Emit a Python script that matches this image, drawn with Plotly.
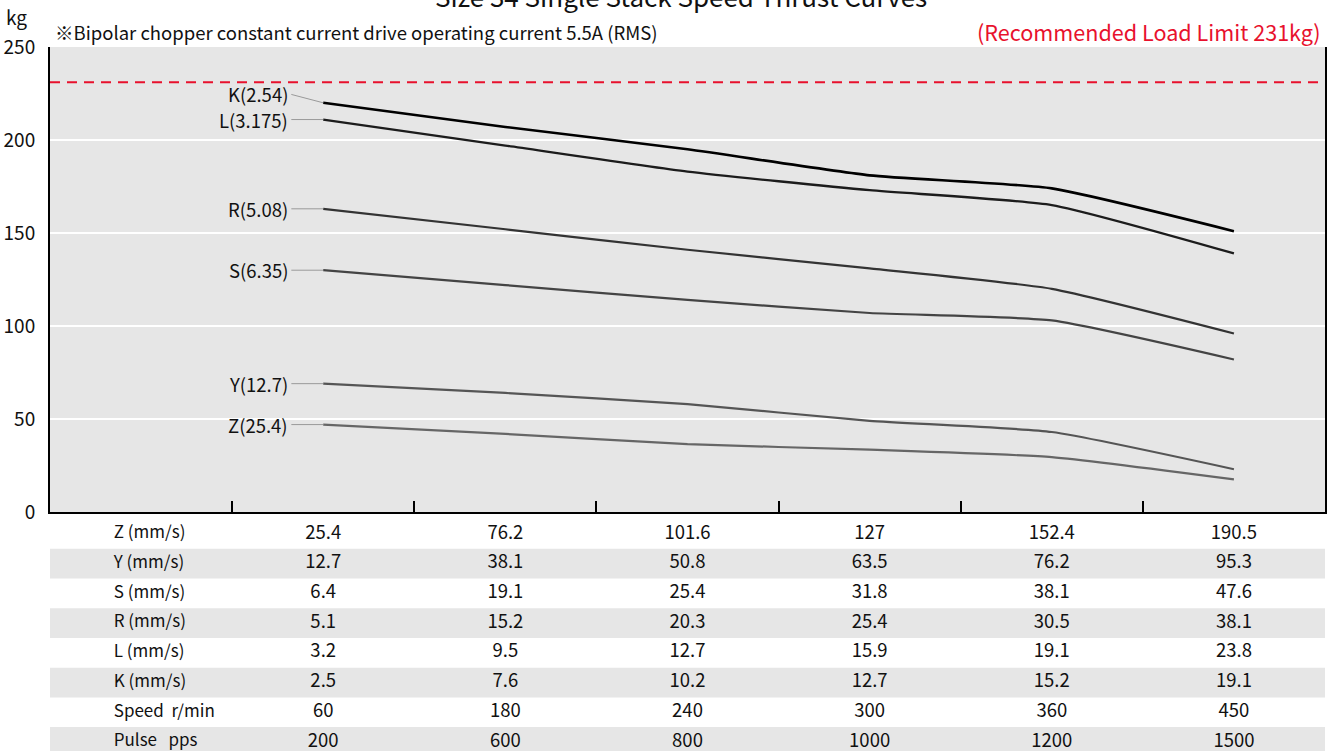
import plotly.graph_objects as go

# Speed table (one row per lead screw, plus motor speed and pulse rate)
row_labels = ["Z (mm/s)", "Y (mm/s)", "S (mm/s)", "R (mm/s)", "L (mm/s)", "K (mm/s)",
              "Speed\u00a0\u00a0r/min", "Pulse\u00a0\u00a0\u00a0pps"]
speed_z = ["25.4", "76.2", "101.6", "127", "152.4", "190.5"]
speed_y = ["12.7", "38.1", "50.8", "63.5", "76.2", "95.3"]
speed_s = ["6.4", "19.1", "25.4", "31.8", "38.1", "47.6"]
speed_r = ["5.1", "15.2", "20.3", "25.4", "30.5", "38.1"]
speed_l = ["3.2", "9.5", "12.7", "15.9", "19.1", "23.8"]
speed_k = ["2.5", "7.6", "10.2", "12.7", "15.2", "19.1"]
speed_rpm = ["60", "180", "240", "300", "360", "450"]
pulse_pps = ["200", "600", "800", "1000", "1200", "1500"]
table_rows = [speed_z, speed_y, speed_s, speed_r, speed_l, speed_k, speed_rpm, pulse_pps]

# Thrust (kg) at each speed column
thrust_k = [220, 207, 195, 181, 174, 151]
thrust_l = [211, 197, 183, 173, 165, 139]
thrust_r = [163, 152, 141, 131, 120, 96]
thrust_s = [130, 122, 114, 107, 103, 82]
thrust_y = [69, 64, 58, 49, 43, 23]
thrust_z = [47, 42, 36.5, 33.5, 29.5, 17.5]

curve_names = ["K(2.54)", "L(3.175)", "R(5.08)", "S(6.35)", "Y(12.7)", "Z(25.4)"]
curve_values = [thrust_k, thrust_l, thrust_r, thrust_s, thrust_y, thrust_z]
curve_colors = ["#000000", "#1c1c1c", "#333333", "#444444", "#555555", "#666666"]
curve_widths = [2.6, 2.3, 2.2, 2.2, 2.2, 2.2]

LOAD_LIMIT = 231
FONT = "Noto Sans CJK JP"
BAND = "#e6e6e6"

n_cols = len(speed_z)
col_pos = [i + 1.5 for i in range(n_cols)]
X_MAX = n_cols + 1

fig = go.Figure()

# thrust curves
for name, vals, color, w in zip(curve_names, curve_values, curve_colors, curve_widths):
    fig.add_trace(go.Scatter(
        x=col_pos, y=vals, mode="lines", name=name,
        line=dict(color=color, width=w, shape="spline", smoothing=0.5),
        hoverinfo="x+y", showlegend=False, xaxis="x", yaxis="y"))

# curve labels with leader lines
label_x = 1.318
leader_x0 = 1.325
label_lift = {"K(2.54)": 4.5}
for name, vals in zip(curve_names, curve_values):
    ly = vals[0] + label_lift.get(name, 0)
    fig.add_shape(type="line", xref="x", yref="y", x0=leader_x0, x1=col_pos[0],
                  y0=ly, y1=vals[0], line=dict(color="#9a9a9a", width=1))
    fig.add_annotation(x=label_x, y=ly, xref="x", yref="y", text=name,
                       showarrow=False, xanchor="right", yanchor="middle",
                       font=dict(family=FONT, size=18.5, color="#111111"))

# plot area background
fig.add_shape(type="rect", xref="x", yref="y", x0=0, x1=X_MAX, y0=0, y1=250,
              fillcolor=BAND, line=dict(width=0), layer="below")

# recommended load limit
fig.add_shape(type="line", xref="x", yref="y", x0=0, x1=X_MAX, y0=LOAD_LIMIT, y1=LOAD_LIMIT,
              line=dict(color="#e8112d", width=2, dash="10px,7px"))

# table: alternating bands
row_idx = list(range(1, len(row_labels) + 1))
for i in row_idx:
    if i % 2 == 0:
        fig.add_shape(type="rect", xref="x", yref="y2", x0=0, x1=X_MAX,
                      y0=i - 0.5, y1=i + 0.5, fillcolor=BAND,
                      line=dict(width=0), layer="below")

# table: row labels
fig.add_trace(go.Scatter(
    x=[0.35] * len(row_labels), y=row_idx, mode="text", text=row_labels,
    textposition="middle right", textfont=dict(family=FONT, size=17, color="#111111"),
    hoverinfo="skip", showlegend=False, xaxis="x", yaxis="y2", cliponaxis=False))

# table: values
cell_x, cell_y, cell_t = [], [], []
for i, row in zip(row_idx, table_rows):
    for cx, v in zip(col_pos, row):
        cell_x.append(cx)
        cell_y.append(i)
        cell_t.append(v)
fig.add_trace(go.Scatter(
    x=cell_x, y=cell_y, mode="text", text=cell_t, textposition="middle center",
    textfont=dict(family=FONT, size=18.5, color="#111111"),
    hoverinfo="skip", showlegend=False, xaxis="x", yaxis="y2", cliponaxis=False))

split = 239 / 704

fig.update_layout(
    width=1341, height=751,
    margin=dict(l=50, r=16, t=47, b=0),
    paper_bgcolor="white", plot_bgcolor="white",
    font=dict(family=FONT, size=16, color="#111111"),
    xaxis=dict(range=[0, X_MAX], anchor="y", showgrid=False, zeroline=False, automargin=False,
               tickmode="array", tickvals=list(range(1, n_cols + 1)),
               ticks="inside", ticklen=11, tickwidth=2, tickcolor="black",
               showticklabels=False, showline=True, linecolor="black", linewidth=2),
    yaxis=dict(domain=[split, 1], range=[0, 250], anchor="x", automargin=False,
               tickvals=[0, 50, 100, 150, 200, 250], ticks="", ticklabelstandoff=9,
               tickfont=dict(family=FONT, size=19, color="#111111"),
               showgrid=True, gridcolor="white", gridwidth=1.5, zeroline=False,
               showline=True, mirror=True, linecolor="black", linewidth=2),
    yaxis2=dict(domain=[0, split], range=[8.304, 0.2595], anchor="x", automargin=False,
                showgrid=False, zeroline=False, showticklabels=False, ticks=""),
)

# header texts
fig.add_annotation(xref="paper", yref="paper", x=0.495, y=1.0726,
                   text="Size 34 Single Stack Speed Thrust Curves", showarrow=False,
                   xanchor="center", yanchor="middle",
                   font=dict(family=FONT, size=26, color="#111111"))
fig.add_annotation(xref="paper", yref="paper", x=-0.026, y=1.043, text="kg",
                   showarrow=False, xanchor="center", yanchor="middle",
                   font=dict(family=FONT, size=19, color="#111111"))
fig.add_annotation(xref="paper", yref="paper", x=0.002, y=1.021,
                   text="※Bipolar chopper constant current drive operating current 5.5A (RMS)",
                   showarrow=False, xanchor="left", yanchor="middle",
                   font=dict(family=FONT, size=18.5, color="#111111"))
fig.add_annotation(xref="paper", yref="paper", x=0.9984, y=1.0225,
                   text="(Recommended Load Limit 231kg)", showarrow=False,
                   xanchor="right", yanchor="middle",
                   font=dict(family=FONT, size=21.6, color="#e8112d"))

fig.write_html("out.html")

◇ ◇ ◇ ◇

EXERCISE INSTRUCTIONS: Pick out each line containing the string "with" and copy it.

ANSWER TO THE PROBLEM:
Emit a Python script that matches this image, drawn with Plotly.
# curve labels with leader lines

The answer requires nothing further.